Here’s the key optimization: words 4-13 of the program never change. So cpu_scan_and_fix() writes them once at the start and only updates words 0-3 for each new chunk. That’s 4 mww writes plus 1 mdw read per chunk—5 PRACC operations total. Compare that to verify_and_fix() which needed 2048 mdw reads per 8 KB chunk. We went from 2048 PRACC round-trips to 5. That’s not an optimization, that’s a different universe.

# Write constant program body once (words 4-13)
for i, word in enumerate(BODY_WORDS):
    addr = int(TRAMPOLINE_ADDR, 16) + (4 + i) * 4
    ocd.cmd(f"mww 0x{addr:08x} 0x{word:08x}")

# Per-chunk: only update the 4 address words
for chunk_idx in range(num_chunks):
    chunk_start = load_addr + chunk_idx * CHUNK_SIZE
    header = make_checksum_header(chunk_start, CHUNK_SIZE)
    for i, word in enumerate(header):  # just 4 words
        addr = int(TRAMPOLINE_ADDR, 16) + i * 4
        ocd.cmd(f"mww 0x{addr:08x} 0x{word:08x}")
    # ... resume, wait_halt, read result, compare ...

Typically only about 5 out of 847 chunks come back bad. Five. Out of 847. That’s a 0.6% chunk failure rate, which tracks perfectly with PRACC’s per-word error rate across 2048 words per chunk. The bad chunks get completely rewritten from file bytes—no guessing which specific words are wrong, just nuke the whole 8 KB and rewrite it. Then a second CPU XOR confirms the rewrite took. If it still fails after 3 attempts, something is seriously wrong with that memory region and the function bails.

The Final Full-Binary XOR

After the chunk scan completes with all 847 chunks verified, there’s one more pass: a full-binary XOR across the entire 6.9 MB. Same make_checksum_program(), same run_xor(), but with start = LOAD_ADDR and size = len(file_data).

This is the belt-and-suspenders check. The chunk scan should have caught and fixed everything, but the full-binary pass guards against the edge case where a chunk rewrite introduced a new error that wasn’t caught by the per-chunk re-verify (remember, PRACC can flip bits during the rewrite too). It also catches the XOR cancellation scenario I mentioned earlier—two bad words in different chunks that individually pass their chunk checksums but would be caught when XORed together with the rest of the binary.

Both the chunk scan and the full-binary XOR must agree before we proceed to launch. If either fails, load_and_run() returns False and the main loop power-cycles for another attempt. In practice, I’ve never seen the full-binary check fail after a clean chunk scan.
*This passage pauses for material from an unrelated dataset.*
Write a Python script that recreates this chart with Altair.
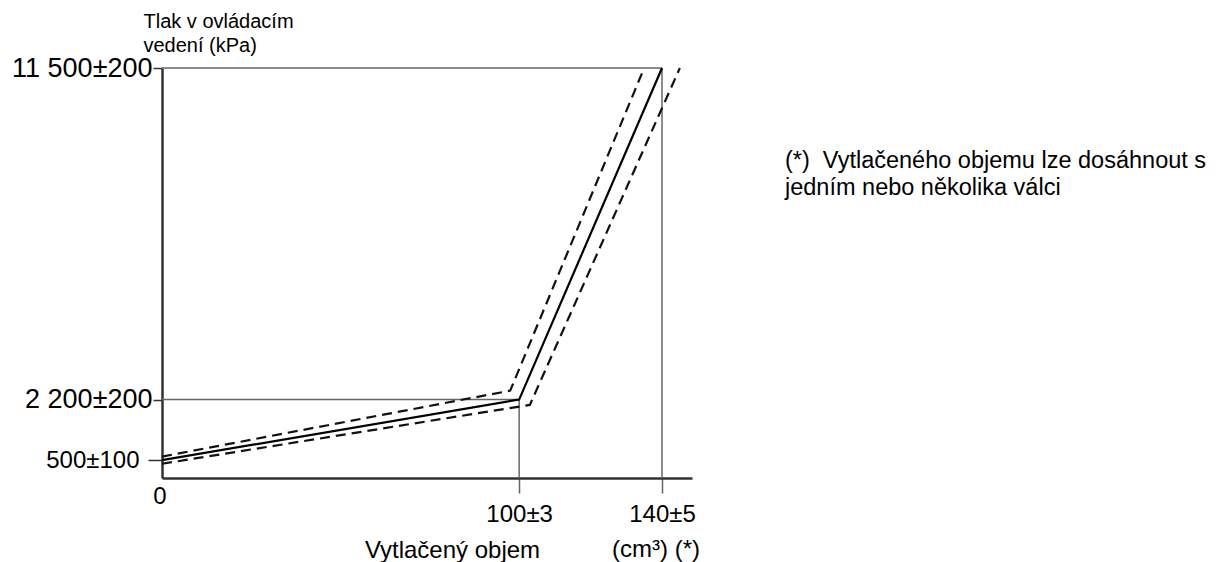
import altair as alt
import pandas as pd

# ---- data ----
solid_x = [0, 100, 140]
solid_y = [500, 2200, 11500]
upper_x = [0, 97.5, 135]
upper_y = [600, 2450, 11500]
lower_x = [0, 103, 145]
lower_y = [400, 2050, 11500]

ref_x = [100, 140]
ref_y = [2200, 11500]

y_ticks = [500, 2200, 11500]
y_tick_labels = ["500±100", "2 200±200", "11 500±200"]
x_ticks = [100, 140]
x_tick_labels = ["100±3", "140±5"]

y_title = ["Tlak v ovládacím", "vedení (kPa)"]
x_title = "Vytlačený objem"
x_unit = "(cm³) (*)"
origin_label = "0"
footnote = "(*)\u00a0\u00a0Vytlačeného objemu lze dosáhnout s\njedním nebo několika válci"

FONT = "Liberation Sans"
W, H = 530, 410


def label_expr(values, labels):
    expr = "''"
    for v, l in reversed(list(zip(values, labels))):
        expr = f"datum.value == {v} ? '{l}' : ({expr})"
    return expr


xs = alt.Scale(domain=[0, 148.4], nice=False, zero=False)
ys = alt.Scale(domain=[0, 11500], nice=False, zero=False)

solid_df = pd.DataFrame({"x": solid_x, "y": solid_y})
dash_df = pd.concat([
    pd.DataFrame({"x": upper_x, "y": upper_y, "s": "upper"}),
    pd.DataFrame({"x": lower_x, "y": lower_y, "s": "lower"}),
])
href_df = pd.DataFrame({"x": [0, 0], "x2": ref_x, "y": ref_y})
vref_df = pd.DataFrame({"x": ref_x, "y": [0, 0], "y2": ref_y})

x_axis = alt.Axis(
    values=x_ticks,
    labelExpr=label_expr(x_ticks, x_tick_labels),
    labelFont=FONT, labelFontSize=24, labelColor="#000", labelPadding=9,
    labelFlush=False, labelOverlap=False,
    tickSize=15, tickColor="#666", tickWidth=1.5,
    domainColor="#333", domainWidth=2.5,
    grid=False,
    title=x_title, titleFont=FONT, titleFontSize=24, titleFontWeight="normal",
    titleColor="#000", titleX=290, titleY=79, titleBaseline="alphabetic",
    titleAlign="center",
)
y_axis = alt.Axis(
    values=y_ticks,
    labelExpr=label_expr(y_ticks, y_tick_labels),
    labelFont=FONT,
    labelFontSize={"condition": {"test": "datum.value == 500", "value": 24}, "value": 27},
    labelPadding={"condition": {"test": "datum.value == 500", "value": 9}, "value": 1},
    tickSize={"condition": {"test": "datum.value == 500", "value": 14}, "value": 9},
    labelColor="#000", labelBaseline="middle", labelOverlap=False, labelFlush=False,
    tickColor="#333", tickWidth=1.5,
    domainColor="#333", domainWidth=2.5,
    grid=False,
    title=y_title, titleFont=FONT, titleFontSize=20, titleFontWeight="normal",
    titleColor="#000", titleAngle=0, titleAlign="left", titleBaseline="alphabetic",
    titleX=-19, titleY=-41, titleLineHeight=24,
)

X = alt.X("x:Q", scale=xs, axis=x_axis)
Y = alt.Y("y:Q", scale=ys, axis=y_axis)

hrefs = alt.Chart(href_df).mark_rule(color="#666", strokeWidth=1.5).encode(
    x=X, x2="x2:Q", y=Y,
)
vrefs = alt.Chart(vref_df).mark_rule(color="#666", strokeWidth=1.5).encode(
    x=X, y=Y, y2="y2:Q",
)
dashed = alt.Chart(dash_df).mark_line(color="#111", strokeWidth=2.2, strokeDash=[10, 6]).encode(
    x=X, y=Y, detail="s:N",
)
solid = alt.Chart(solid_df).mark_line(color="#000", strokeWidth=2.2).encode(
    x=X, y=Y,
)

one = pd.DataFrame({"x": [0], "y": [0]})
zero_lbl = alt.Chart(one).mark_text(
    font=FONT, fontSize=24, color="#000", baseline="top", align="center", dy=7, dx=-2
).encode(
    x=X, y=Y, text=alt.value(origin_label),
)
unit_df = pd.DataFrame({"x": [x_ticks[-1]]})
unit_lbl = alt.Chart(unit_df).mark_text(
    font=FONT, fontSize=24, color="#000", baseline="alphabetic", align="center", dx=-6
).encode(
    x=X, y=alt.value(489), text=alt.value(x_unit),
)
note = alt.Chart(one).mark_text(
    font=FONT, fontSize=23.5, color="#000", baseline="alphabetic", align="left",
    lineBreak="\n", lineHeight=27,
).encode(
    x=alt.value(623),
    y=alt.value(100),
    text=alt.value(footnote),
)

chart = alt.layer(hrefs, vrefs, dashed, solid, zero_lbl, unit_lbl, note).properties(
    width=W, height=H,
    autosize=alt.AutoSizeParams(type="none"),
    padding={"left": 154, "top": 60, "right": 520, "bottom": 84},
    background="white",
).configure_view(stroke=None)

chart.save("out.html", embed_options={"renderer": "svg", "actions": False})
But “never seen it fail” is not the same as “can’t fail,” and I already learned that lesson the hard way with verify_and_fix().

Why This Works

The elegance of cpu_scan_and_fix() comes down to one principle: use the right tool for each job. The CPU is perfect at reading RAM—560 MHz, zero errors, direct bus access. PRACC is fine for small exchanges—writing a 14-word program or reading a single result. The old approach used PRACC for everything and inherited its error rate across millions of operations. The new approach uses PRACC for 5 operations per chunk and lets the CPU handle the other 2048. You’re not fighting the hardware anymore. You’re working with it.

Five bad chunks out of 847 is a typical run. Rewrite those five, re-verify, full-binary confirm, launch. The whole verification phase takes about 90 seconds—most of that is the 847 individual trampoline executions, each taking roughly 100ms of PRACC overhead. It’s not fast. But it’s correct, and on a transport layer that flips bits 0.04% of the time, correct is the only thing that matters.

Once cpu_scan_and_fix() was in place—847 chunks verified, 5 rewrites, full-binary pass, kernel booted clean. The whole verify_and_fix() approach was just using the wrong tool for the job.